The main idea is a simple “when at work, work”. I’m trying to plan my day around one or two 2-3h work sessions. The rest of my work day is spent in informal R&D sessions. The main goal is to boost my productivity through this sessions that all mandatory work can still be done through the short ’normal’ work sessions.

My first idea was to reduce interruptions within my work sessions. My main interruption sources are IM notifications and unmotivated browsing through news sites. The former is easy to fix (just uninstall your chat client), the latter is a little bit harder.

My solution was to block “unwanted” sites at the router level. I am using a custom Tomatoe-based router which allows me to block sites for all computers within my network through it’s web gui.

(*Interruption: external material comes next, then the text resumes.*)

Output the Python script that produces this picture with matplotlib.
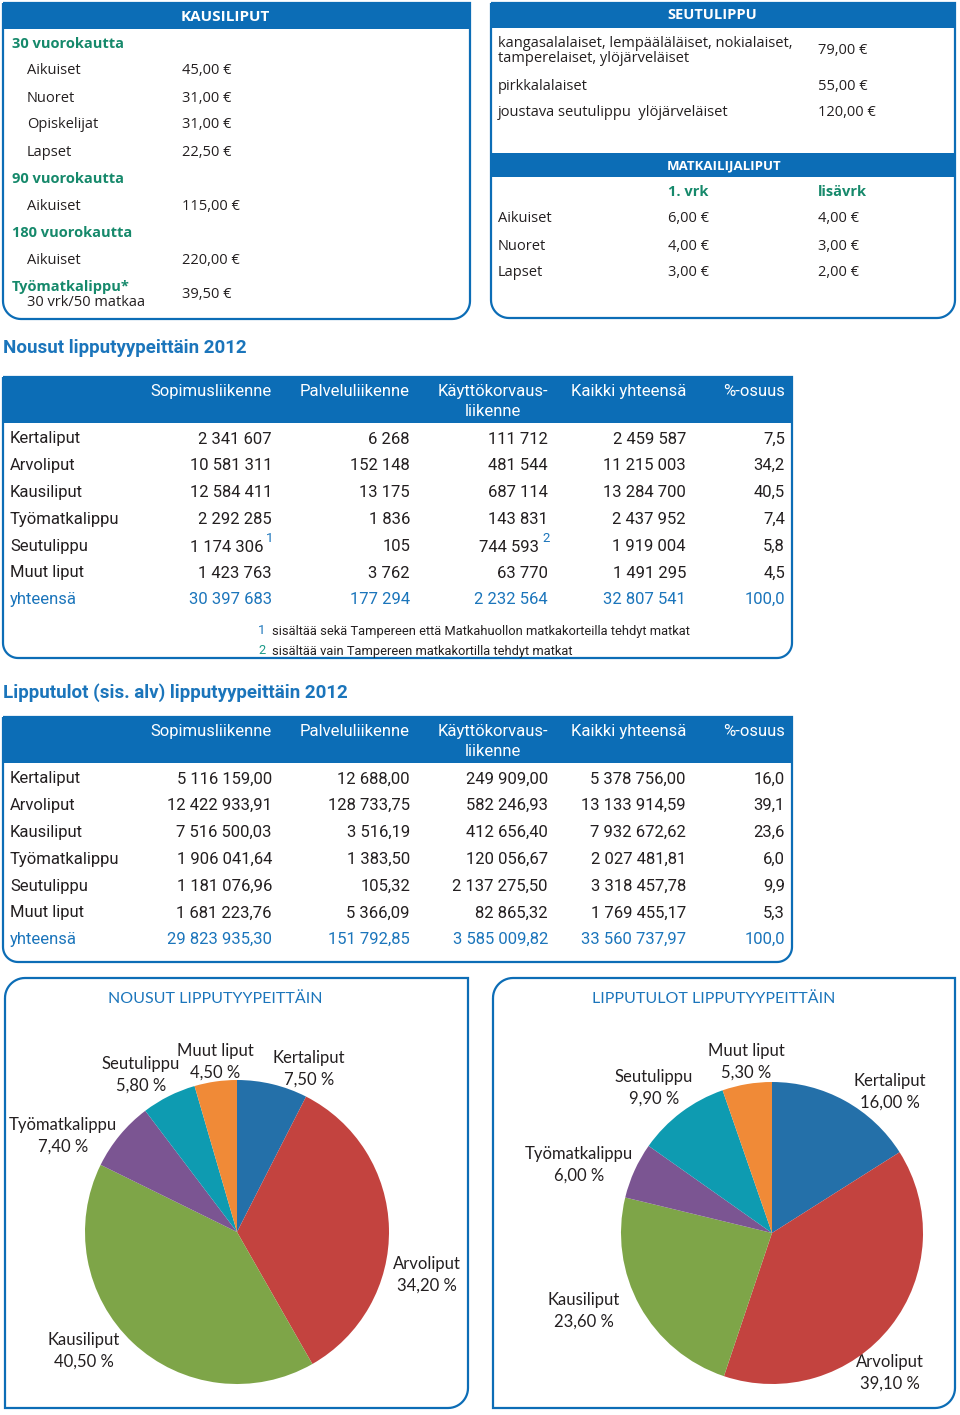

You can do this in three different ways:

  1. enable “Access Restrictions” and state web sites that should be blocked
  2. use the DNS server on the router to redirect DNS requests for unwanted sites to 127.0.0.1
  3. fix the routing tables and let requests for unwanted sites wander around endlessly

Way 2 and 3 are needed as Access Restrictions only work with HTTP sites – as soon as you are using HTTPS the router cannot block anything anymore. Way number 1 would be the most elegant as it would allow you to only block sites during your working hours.

I’ve blocked the typical social networking sites like twitter and facebook. If somebody messages me my Android Phone will notice me sooner or later anyways. The other blocked sites mostly fall into the broad news sites category. The selection criteria is easy: as long as you’re not feeling like a small-country-dictator, you’re doing it wrong!

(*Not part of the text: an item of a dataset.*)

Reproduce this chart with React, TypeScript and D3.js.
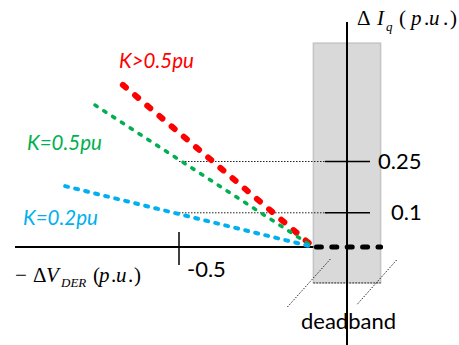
import React from 'react';
import * as d3 from 'd3';

// droop characteristic lines: start point (-ΔV, ΔIq) in p.u., all end at the deadband edge
const seriesNames = ['K>0.5pu', 'K=0.5pu', 'K=0.2pu'];
const seriesColors = ['#ff0000', '#00b050', '#00b0f0'];
const seriesStartV = [-0.667, -0.75, -0.839];
const seriesStartI = [0.474, 0.415, 0.178];
const deadband = 0.1;

const xTickValues = [-0.5];
const xTickLabels = ['-0.5'];
const yTickValues = [0.25, 0.1];
const yTickLabels = ['0.25', '0.1'];

const W = 459;
const H = 345;

const App: React.FC = () => {
  const x = d3.scaleLinear().domain([-1, 0]).range([11, 347]);
  const y = d3.scaleLinear().domain([0, 0.5]).range([247, 76]);
  const line = d3.line<[number, number]>().x((d) => x(d[0])).y((d) => y(d[1]));

  const dashes = [
    { w: 6, dash: '4 12' },
    { w: 3.6, dash: '2.5 8' },
    { w: 4, dash: '3 7.3' },
  ];
  const labelPos = [
    { x: 119, y: 68 },
    { x: 27, y: 150 },
    { x: 23, y: 225 },
  ];

  const x0 = x(0);
  const y0 = y(0);
  const dbL = x(-deadband);
  const dbR = x(deadband);
  const sans = 'Lato, "Open Sans", sans-serif';
  const serif = '"Liberation Serif", "DejaVu Serif", serif';

  return (
    <svg width={W} height={H} style={{ position: 'absolute', left: 0, top: 0, background: '#fff' }}>
      {/* deadband region */}
      <rect x={dbL} y={y(0.596)} width={dbR - dbL} height={y(-0.105) - y(0.596)}
        fill="#d9d9d9" stroke="#c4c4c4" strokeWidth={1.5} />
      <line x1={dbL} x2={dbR} y1={y(-0.105)} y2={y(-0.105)} stroke="#222" strokeWidth={1} strokeDasharray="1.5 1.5" />
      <line x1={dbL + 17} y1={259} x2={dbL - 26} y2={307} stroke="#222" strokeWidth={1} strokeDasharray="1.5 1.5" />
      <line x1={dbR + 16} y1={260} x2={dbR - 24} y2={305} stroke="#222" strokeWidth={1} strokeDasharray="1.5 1.5" />

      {/* guide lines */}
      {yTickValues.map((v) => (
        <line key={'g' + v} x1={x(xTickValues[0])} x2={x0 - 20} y1={y(v)} y2={y(v)}
          stroke="#222" strokeWidth={1} strokeDasharray="1.5 1.5" />
      ))}

      {/* axes */}
      <line x1={x(-0.988)} x2={dbL} y1={y0} y2={y0} stroke="#000" strokeWidth={2} />
      <line x1={x0} x2={x0} y1={y(0.658)} y2={H} stroke="#000" strokeWidth={2} />

      {/* ticks */}
      {xTickValues.map((v, i) => (
        <g key={'x' + v}>
          <line x1={x(v)} x2={x(v)} y1={y0 - 15} y2={y0 + 18} stroke="#000" strokeWidth={1.5} />
          <text x={x(v) + 8} y={277} fontFamily={sans} fontSize={22} fill="#000">{xTickLabels[i]}</text>
        </g>
      ))}
      {yTickValues.map((v, i) => (
        <g key={'y' + v}>
          <line x1={x0 - 22} x2={x0 + 23} y1={y(v)} y2={y(v)} stroke="#000" strokeWidth={1.5} />
          <text x={i === 0 ? 378 : 391} y={y(v) + 7} fontFamily={sans} fontSize={22} fill="#000">{yTickLabels[i]}</text>
        </g>
      ))}

      {/* droop lines */}
      {seriesNames.map((name, i) => (
        <path key={name}
          d={line([[seriesStartV[i], seriesStartI[i]], [-deadband, 0]]) || ''}
          fill="none" stroke={seriesColors[i]} strokeWidth={dashes[i].w}
          strokeLinecap="round" strokeDasharray={dashes[i].dash} />
      ))}
      {seriesNames.map((name, i) => (
        <text key={'l' + name} x={labelPos[i].x} y={labelPos[i].y} fontFamily={sans}
          fontStyle="italic" fontSize={20.5} fill={seriesColors[i]}>{name}</text>
      ))}

      {/* zero output inside deadband */}
      <line x1={dbL + 3} x2={dbR} y1={y0} y2={y0} stroke="#000" strokeWidth={5}
        strokeLinecap="round" strokeDasharray="5 10.4" />

      {/* axis titles */}
      <text y={25} fontFamily={serif} fontSize={21} fill="#000">
        <tspan x={357}>Δ</tspan>
        <tspan x={377} fontStyle="italic">I</tspan>
        <tspan x={386} fontStyle="italic" fontSize={13} dy={6}>q</tspan>
        <tspan x={399} dy={-6}>(</tspan>
        <tspan x={411} fontStyle="italic">p</tspan>
        <tspan x={424}>.</tspan>
        <tspan x={429} fontStyle="italic">u</tspan>
        <tspan x={443}>.</tspan>
        <tspan x={450}>)</tspan>
      </text>
      <text y={282} fontFamily={serif} fontSize={21} fill="#000">
        <tspan x={15}>−</tspan>
        <tspan x={33}>Δ</tspan>
        <tspan x={46} fontStyle="italic">V</tspan>
        <tspan x={61} fontStyle="italic" fontSize={13} dy={5}>DER</tspan>
        <tspan x={93} dy={-5}>(</tspan>
        <tspan x={99} fontStyle="italic">p</tspan>
        <tspan x={111}>.</tspan>
        <tspan x={116} fontStyle="italic">u</tspan>
        <tspan x={128}>.</tspan>
        <tspan x={134}>)</tspan>
      </text>

      <text x={301} y={329} fontFamily={sans} fontSize={22} fill="#000">deadband</text>
    </svg>
  );
};

export default App;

How do I get my news nowadays? {“I schedule a daily visit to a coffee shop.”} As coffee shops tend to have multiple different news papers my information diet gets a bit diverse through that – after reading “The Information Diet” this actually sounds like a good idea.

Isn’t this to expensive and time-intensive? Surprisingly no. Visiting the coffee shop consumes less time than constantly checking news sites, thus I eary more money in my work-time. Also a small espresso costs approximately as much as a daily newspaper that I’d have to buy otherwise.

This also pushes me to get away from my desk and wander to the coffee shop – movement is never bad

Decouple research from work

Remember the daily research sessions?

My work news processing workflow is rather efficient: start with reading news through Google Reader. All noteworthy articles get marked and transfered to Read It Later (now Pocket). Later on I can either use my iPad or my Kindle to read those articles (I’m employing Calibre to convert my Reading List into a Kindle-compatible document).

This allows me to decouple my research session from my office. My mind works better when I am away from my desk: on-desk I’m to immensed into my current tasks to step back and visualize the big picture or concentrate on R&D.

In winter I tend to combine visiting the coffee shop and the research session, in summer I just walk to the next park and read the stuff while lying in the sun. The “short” walk from my office to the coffeeshop to the park and back is around two and a half miles.. perfect time to schedule phone conferences or reflect on stuff.

Create a clutter-free Environment

I try to keep my Desktop as clutter free as possible. Begone are most IM notifiers, Gmail notifiers, facebook popups etc. as I am using my phone as the one unified communication center – which I can easily put on-hold through enabling the airplane mode.

My desktop:

This is a slighly customized Xubuntu/Linux Desktop utilizing avant-window-navigator as dock. On the top left is an an application menu – so that I can check which applications are actually installed on my computer and ont he top right is a clock and notification center (both configured to auto-hide).